§ Data section:
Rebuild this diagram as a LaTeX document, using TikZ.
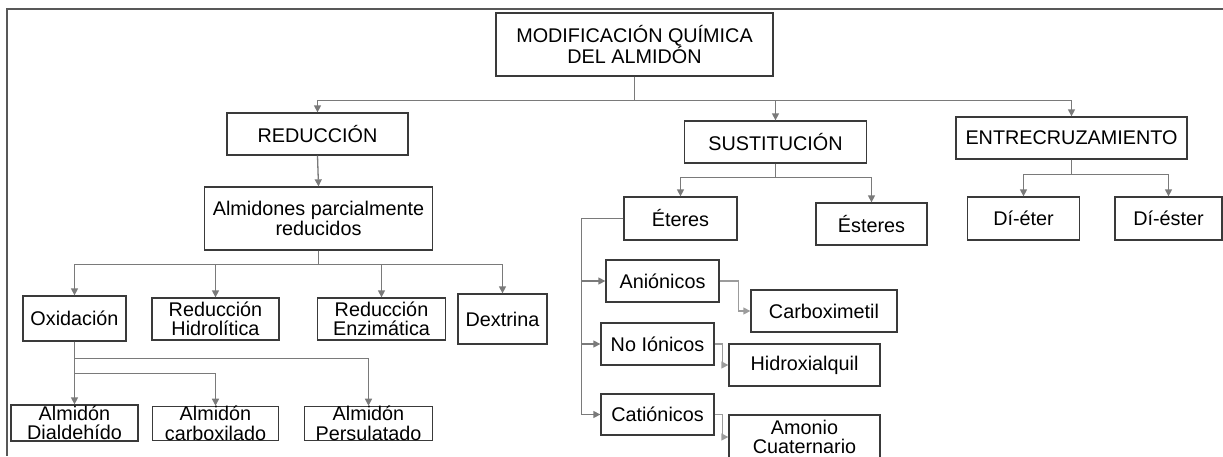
\documentclass[tikz,border=0pt]{standalone}
\usepackage{fontspec}
\setmainfont{Liberation Sans}
\usetikzlibrary{arrows.meta}
\definecolor{borde}{HTML}{3A3A3A}
\definecolor{linea}{HTML}{7A7A7A}
\definecolor{lineaclara}{HTML}{9C9C9C}
\tikzstyle{caja} = [draw=borde, line width=1.3pt, inner sep=0pt, align=center, font=\fontsize{19.8}{19.5}\selectfont]
\tikzstyle{flecha} = [draw=linea, line width=1.3pt, -{Triangle[length=7pt,width=7pt]}]
\tikzstyle{flechaclara} = [flecha, draw=lineaclara]

\begin{document}
\begin{tikzpicture}[x=1pt, y=-1pt]
	\useasboundingbox (0,0) rectangle (1223,456);
	\clip (0,0) rectangle (1223,456);
	\draw[draw=borde!85, line width=1.6pt] (1223,9) -- (7,9) -- (7,456);

	\node[caja, minimum width=277pt, minimum height=63pt] (root) at (634.5,44.5) {MODIFICACIÓN QUÍMICA\\DEL ALMIDÓN};

	\node[caja, minimum width=181pt, minimum height=42pt] (red) at (317.5,134) {REDUCCIÓN};
	\node[caja, minimum width=182pt, minimum height=42pt] (sus) at (775.5,142) {SUSTITUCIÓN};
	\node[caja, minimum width=231pt, minimum height=42pt] (ent) at (1071.5,138) {ENTRECRUZAMIENTO};

	\node[caja, minimum width=228pt, minimum height=63pt] (alm) at (318.5,218.5) {Almidones parcialmente\\reducidos};
	\node[caja, minimum width=113pt, minimum height=43pt] (ete) at (680.5,218.5) {Éteres};
	\node[caja, minimum width=111pt, minimum height=42pt] (est) at (871.5,224) {Ésteres};
	\node[caja, minimum width=112pt, minimum height=43pt] (dieter) at (1023.5,218.5) {Dí-éter};
	\node[caja, minimum width=107pt, minimum height=43pt] (diester) at (1168.5,218.5) {Dí-éster};

	\node[caja, minimum width=103pt, minimum height=45pt] (oxi) at (74.5,318.5) {Oxidación};
	\node[caja, minimum width=127pt, minimum height=42pt] (hid) at (215.5,319) {Reducción\\Hidrolítica};
	\node[caja, minimum width=128pt, minimum height=42pt] (enz) at (381.5,319) {Reducción\\Enzimática};
	\node[caja, minimum width=89pt, minimum height=50pt] (dex) at (502.5,319) {Dextrina};

	\node[caja, minimum width=127pt, minimum height=36pt] (dial) at (74.5,423) {Almidón\\Dialdehído};
	\node[caja, minimum width=126pt, minimum height=33pt] (carb) at (215.5,423.5) {Almidón\\carboxilado};
	\node[caja, minimum width=128pt, minimum height=33pt] (pers) at (368.5,423.5) {Almidón\\Persulatado};

	\node[caja, minimum width=113pt, minimum height=42pt] (ani) at (662.5,281) {Aniónicos};
	\node[caja, minimum width=113pt, minimum height=42pt] (noi) at (657.5,344) {No Iónicos};
	\node[caja, minimum width=113pt, minimum height=41pt] (cat) at (657.5,414.5) {Catiónicos};
	\node[caja, minimum width=146pt, minimum height=42pt] (cbx) at (824,311) {Carboximetil};
	\node[caja, minimum width=151pt, minimum height=42pt] (hidx) at (804.5,365) {Hidroxialquil};
	\node[caja, minimum width=151pt, minimum height=44pt] (amo) at (804.5,437) {Amonio\\Cuaternario};

	\draw[flecha] (root.south) -- ++(0,24) -| (red.north);
	\draw[flecha] (root.south) -- ++(0,24) -| (sus.north);
	\draw[flecha] (root.south) -- ++(0,24) -| (ent.north);

	\draw[flecha] (red.south) -- (alm.north);
	\draw[flecha] (alm.south) -- ++(0,14) -| (oxi.north);
	\draw[flecha] (alm.south) -- ++(0,14) -| (hid.north);
	\draw[flecha] (alm.south) -- ++(0,14) -| (enz.north);
	\draw[flecha] (alm.south) -- ++(0,14) -| (dex.north);

	\draw[flecha] (oxi.south) -- (dial.north);
	\draw[flecha] (oxi.south) -- ++(0,32) -| (carb.north);
	\draw[flecha] (oxi.south) -- ++(0,17) -| (pers.north);

	\draw[flecha] (sus.south) -- ++(0,14) -| (ete.north);
	\draw[flecha] (sus.south) -- ++(0,14) -| (est.north);
	\draw[flecha] (ent.south) -- ++(0,15) -| (dieter.north);
	\draw[flecha] (ent.south) -- ++(0,15) -| (diester.north);

	\draw[flecha] (ete.west) -- ++(-42,0) |- (ani.west);
	\draw[flecha] (ete.west) -- ++(-42,0) |- (noi.west);
	\draw[flecha] (ete.west) -- ++(-42,0) |- (cat.west);
	\draw[flechaclara] (ani.east) -- ++(19,0) |- (cbx.west);
	\draw[flechaclara] (noi.east) -- ++(8,0) |- (hidx.west);
	\draw[flechaclara] (cat.east) -- ++(8,0) |- (amo.west);
\end{tikzpicture}
\end{document}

§ What the exercise asks: Transcribe each line above verbatim, with the pictures left out.

§ Written answer:
Rebuild this diagram as a LaTeX document, using TikZ.
\documentclass[tikz,border=0pt]{standalone}
\usepackage{fontspec}
\setmainfont{Liberation Sans}
\usetikzlibrary{arrows.meta}
\definecolor{borde}{HTML}{3A3A3A}
\definecolor{linea}{HTML}{7A7A7A}
\definecolor{lineaclara}{HTML}{9C9C9C}
\tikzstyle{caja} = [draw=borde, line width=1.3pt, inner sep=0pt, align=center, font=\fontsize{19.8}{19.5}\selectfont]
\tikzstyle{flecha} = [draw=linea, line width=1.3pt, -{Triangle[length=7pt,width=7pt]}]
\tikzstyle{flechaclara} = [flecha, draw=lineaclara]

\begin{document}
\begin{tikzpicture}[x=1pt, y=-1pt]
	\useasboundingbox (0,0) rectangle (1223,456);
	\clip (0,0) rectangle (1223,456);
	\draw[draw=borde!85, line width=1.6pt] (1223,9) -- (7,9) -- (7,456);

	\node[caja, minimum width=277pt, minimum height=63pt] (root) at (634.5,44.5) {MODIFICACIÓN QUÍMICA\\DEL ALMIDÓN};

	\node[caja, minimum width=181pt, minimum height=42pt] (red) at (317.5,134) {REDUCCIÓN};
	\node[caja, minimum width=182pt, minimum height=42pt] (sus) at (775.5,142) {SUSTITUCIÓN};
	\node[caja, minimum width=231pt, minimum height=42pt] (ent) at (1071.5,138) {ENTRECRUZAMIENTO};

	\node[caja, minimum width=228pt, minimum height=63pt] (alm) at (318.5,218.5) {Almidones parcialmente\\reducidos};
	\node[caja, minimum width=113pt, minimum height=43pt] (ete) at (680.5,218.5) {Éteres};
	\node[caja, minimum width=111pt, minimum height=42pt] (est) at (871.5,224) {Ésteres};
	\node[caja, minimum width=112pt, minimum height=43pt] (dieter) at (1023.5,218.5) {Dí-éter};
	\node[caja, minimum width=107pt, minimum height=43pt] (diester) at (1168.5,218.5) {Dí-éster};

	\node[caja, minimum width=103pt, minimum height=45pt] (oxi) at (74.5,318.5) {Oxidación};
	\node[caja, minimum width=127pt, minimum height=42pt] (hid) at (215.5,319) {Reducción\\Hidrolítica};
	\node[caja, minimum width=128pt, minimum height=42pt] (enz) at (381.5,319) {Reducción\\Enzimática};
	\node[caja, minimum width=89pt, minimum height=50pt] (dex) at (502.5,319) {Dextrina};

	\node[caja, minimum width=127pt, minimum height=36pt] (dial) at (74.5,423) {Almidón\\Dialdehído};
	\node[caja, minimum width=126pt, minimum height=33pt] (carb) at (215.5,423.5) {Almidón\\carboxilado};
	\node[caja, minimum width=128pt, minimum height=33pt] (pers) at (368.5,423.5) {Almidón\\Persulatado};

	\node[caja, minimum width=113pt, minimum height=42pt] (ani) at (662.5,281) {Aniónicos};
	\node[caja, minimum width=113pt, minimum height=42pt] (noi) at (657.5,344) {No Iónicos};
	\node[caja, minimum width=113pt, minimum height=41pt] (cat) at (657.5,414.5) {Catiónicos};
	\node[caja, minimum width=146pt, minimum height=42pt] (cbx) at (824,311) {Carboximetil};
	\node[caja, minimum width=151pt, minimum height=42pt] (hidx) at (804.5,365) {Hidroxialquil};
	\node[caja, minimum width=151pt, minimum height=44pt] (amo) at (804.5,437) {Amonio\\Cuaternario};

	\draw[flecha] (root.south) -- ++(0,24) -| (red.north);
	\draw[flecha] (root.south) -- ++(0,24) -| (sus.north);
	\draw[flecha] (root.south) -- ++(0,24) -| (ent.north);

	\draw[flecha] (red.south) -- (alm.north);
	\draw[flecha] (alm.south) -- ++(0,14) -| (oxi.north);
	\draw[flecha] (alm.south) -- ++(0,14) -| (hid.north);
	\draw[flecha] (alm.south) -- ++(0,14) -| (enz.north);
	\draw[flecha] (alm.south) -- ++(0,14) -| (dex.north);

	\draw[flecha] (oxi.south) -- (dial.north);
	\draw[flecha] (oxi.south) -- ++(0,32) -| (carb.north);
	\draw[flecha] (oxi.south) -- ++(0,17) -| (pers.north);

	\draw[flecha] (sus.south) -- ++(0,14) -| (ete.north);
	\draw[flecha] (sus.south) -- ++(0,14) -| (est.north);
	\draw[flecha] (ent.south) -- ++(0,15) -| (dieter.north);
	\draw[flecha] (ent.south) -- ++(0,15) -| (diester.north);

	\draw[flecha] (ete.west) -- ++(-42,0) |- (ani.west);
	\draw[flecha] (ete.west) -- ++(-42,0) |- (noi.west);
	\draw[flecha] (ete.west) -- ++(-42,0) |- (cat.west);
	\draw[flechaclara] (ani.east) -- ++(19,0) |- (cbx.west);
	\draw[flechaclara] (noi.east) -- ++(8,0) |- (hidx.west);
	\draw[flechaclara] (cat.east) -- ++(8,0) |- (amo.west);
\end{tikzpicture}
\end{document}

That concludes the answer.